The dilemma for the left is sometimes presented as a judgement between a Popular Front strategy pursued by Sanders and the Squad—working within the Democratic Party—versus an oppositional left strategy—seeing the Democratic Party establishment as an institutional foe that needs to be delegitimized for progress to occur. The advocates of the Popular Front are willing to praise Joe Biden and mobilize for the party in order to get concessions. For the oppositional left, this transactional alliance is a dead end that will inevitably involve a watering down of radical demands.
Between these two poles, there is a spectrum of concern about the left’s place in the Democratic alliance. There is plenty of room for gauging the deficiencies of the existing Democratic Party and fighting to improve it. As we’ve seen, Sanders himself is welling to keep banging the drum for policies that the White House is reluctant to move on. Working within the Democratic coalition doesn’t preclude primary challenges to elected officials who stand in the way of a social democratic agenda. Arizona Senator Krysten Sinema, who voted against the $15 minimum wage and represents a state well to the left of Joe Manchin’s West Virginia, will present a ripe target in 2024.

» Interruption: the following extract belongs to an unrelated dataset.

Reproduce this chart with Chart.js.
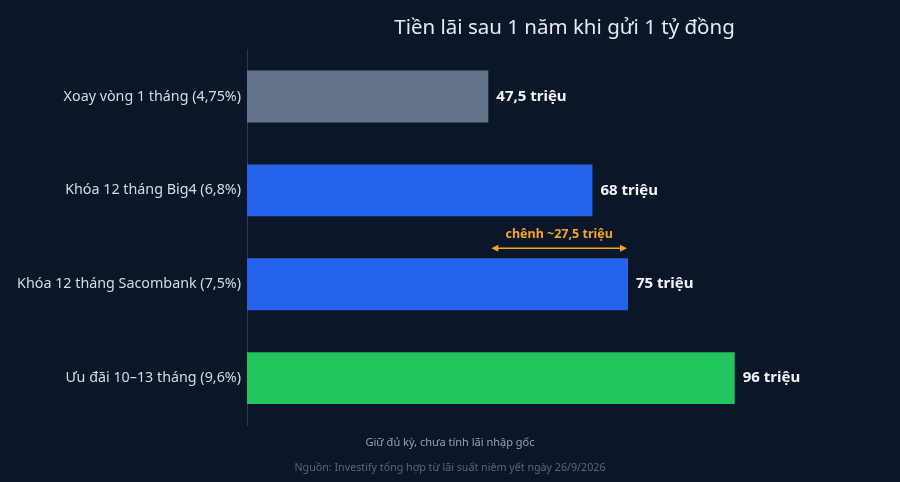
<!DOCTYPE html>
<html>
<head>
<meta charset="utf-8">
<script src="https://cdn.jsdelivr.net/npm/chart.js@4"></script>
<style>
  html, body { margin: 0; padding: 0; background: #0b1628; }
  #wrap { width: 900px; height: 482px; }
</style>
</head>
<body>
<div id="wrap"><canvas id="myChart"></canvas></div>
<script>
// dữ liệu
var v_labels = ["Xoay vòng 1 tháng (4,75%)", "Khóa 12 tháng Big4 (6,8%)", "Khóa 12 tháng Sacombank (7,5%)", "Ưu đãi 10–13 tháng (9,6%)"];
var v_values = [47.5, 68, 75, 96]; // triệu đồng
var v_colors = ["#64748b", "#2563eb", "#2563eb", "#22c55e"];
var v_gap = [47.5, 75]; // chênh lệch giữa xoay vòng và Sacombank
var v_gapText = "chênh ~27,5 triệu";
var v_title = "Tiền lãi sau 1 năm khi gửi 1 tỷ đồng";
var v_note = "Giữ đủ kỳ, chưa tính lãi nhập gốc";
var v_source = "Nguồn: Investify tổng hợp từ lãi suất niêm yết ngày 26/9/2026";

var FONT = "'Noto Sans', 'DejaVu Sans', sans-serif";

function f_fmt(p_v){
  return String(p_v).replace(".", ",") + " triệu";
}

// nhãn giá trị + mũi tên chênh lệch + chú thích dưới
var v_extra = {
  id: "extra",
  afterDatasetsDraw: function(chart){
    var ctx = chart.ctx;
    var meta = chart.getDatasetMeta(0);
    ctx.save();
    ctx.font = "bold 15px " + FONT;
    ctx.fillStyle = "#f1f5f9";
    ctx.textAlign = "left";
    ctx.textBaseline = "middle";
    for(var i=0; i<meta.data.length; i++){
      var bar = meta.data[i];
      ctx.fillText(f_fmt(v_values[i]), bar.x + 8, bar.y);
    }

    // mũi tên
    var xs = chart.scales.x;
    var x1 = xs.getPixelForValue(v_gap[0]) + 3;
    var x2 = xs.getPixelForValue(v_gap[1]) - 1;
    var b3 = meta.data[2];
    var yA = b3.y - b3.height/2 - 10;
    ctx.strokeStyle = "#f5a524";
    ctx.fillStyle = "#f5a524";
    ctx.lineWidth = 1.5;
    ctx.beginPath();
    ctx.moveTo(x1 + 3, yA);
    ctx.lineTo(x2 - 3, yA);
    ctx.stroke();
    ctx.beginPath();
    ctx.moveTo(x1, yA); ctx.lineTo(x1 + 7, yA - 3.5); ctx.lineTo(x1 + 7, yA + 3.5); ctx.closePath();
    ctx.fill();
    ctx.beginPath();
    ctx.moveTo(x2, yA); ctx.lineTo(x2 - 7, yA - 3.5); ctx.lineTo(x2 - 7, yA + 3.5); ctx.closePath();
    ctx.fill();
    ctx.font = "bold 12.5px " + FONT;
    ctx.textAlign = "center";
    ctx.fillText(v_gapText, (x1 + x2)/2, yA - 14);

    // chú thích
    ctx.font = "11px " + FONT;
    ctx.fillStyle = "#94a3b8";
    ctx.fillText(v_note, chart.width/2, 443);
    ctx.font = "10.7px " + FONT;
    ctx.fillStyle = "#5b6878";
    ctx.fillText(v_source, chart.width/2, 468);
    ctx.restore();
  }
};

var ctx = document.getElementById("myChart").getContext("2d");
var myChart = new Chart(ctx, {
  type: "bar",
  data: {
    labels: v_labels,
    datasets: [{
      data: v_values,
      backgroundColor: v_colors,
      borderWidth: 0,
      barPercentage: 0.553,
      categoryPercentage: 1
    }]
  },
  options: {
    indexAxis: "y",
    responsive: true,
    maintainAspectRatio: false,
    animation: false,
    layout: { padding: { left: 0, right: 18, bottom: 57 } },
    plugins: {
      legend: { display: false },
      tooltip: { enabled: false },
      title: {
        display: true,
        text: v_title,
        fullSize: false,
        color: "#e5ebf2",
        font: { family: FONT, size: 20.5, weight: "normal" },
        padding: { top: 16, bottom: 9 }
      }
    },
    scales: {
      x: {
        display: false,
        min: 0,
        max: 125
      },
      y: {
        afterFit: function(s){ s.width = 247; },
        grid: { display: false, drawTicks: false },
        border: { display: true, color: "#2b3a50", width: 1 },
        ticks: {
          color: "#d5dce5",
          padding: 6,
          font: { family: FONT, size: 14.3 }
        }
      }
    }
  },
  plugins: [v_extra]
});
</script>
</body>
</html>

The more serious cause for concern is the changing makeup of the Democratic coalition. Writing in Jacobin, Princeton historian Matt Karp noted that “class dealignment is accelerating, as working-class voters (of all races) grow more Republican, while college-educated professionals have become a larger part of the Democratic base.” Many of these college-educated professionals are in fact squarely within the working class, including teachers and nurses. But the category of college-educated professionals also includes many managerial types that have typically been hostile to working-class mobilization.
Class dealignment means that in three national election cycles in a row (2016, 2018, and 2020), Democrats have surged among college-educated suburban voters while seeing a crumbling of their share of the non-college vote (including Latinos and, to a lesser degree, African Americans). In trying to fend off Trumpism, the Democratic Party has employed a moral rhetoric around issues like norms and civility. This plays well in the suburbs but has cost support among blue-collar constituencies in the cities and rural America. Conversely, Trump’s constant harping about concrete economic issues—especially jobs—has brought many former Democrats or apolitical voters into the GOP fold.
The new Democratic coalition is amenable to large-scale Keynesian spending, but there is evidence of a reluctance to accept taxes on the rich. Joe Biden plans to raise taxes only on those making $400,000 a year or more, which is a start but will leave revenues far short of what is needed to fund the policies advocated by Sanders, Elizabeth Warren, and the Squad. If this pattern holds, the new Popular Front strategy is doomed to fall far short of the New Deal or the Great Society: there simply won’t be enough money in the coffers to fund a substantially larger welfare state.
But there is no reason to assume that the Democratic coalition will always remain as reliant on well-to-do suburbanites as it recently has been. One factor that could change the political dynamic is a renewed labor movement. The United States is in a period of renewed labor militancy, as can be seen in numerous wildcat strikes and the expansive agenda pushed by teachers in Chicago and university workers in Rutgers, who recently reached an agreement dedicated to preventing layoffs across occupational categories. A post-COVID-19 Biden boom, spurred by Keynesian spending and a Federal Reserve now committed to full employment, is likely to increase labor’s confidence. The fate of the new Popular Front rests, more than anything, on whether organized labor emerges as an energized social movement.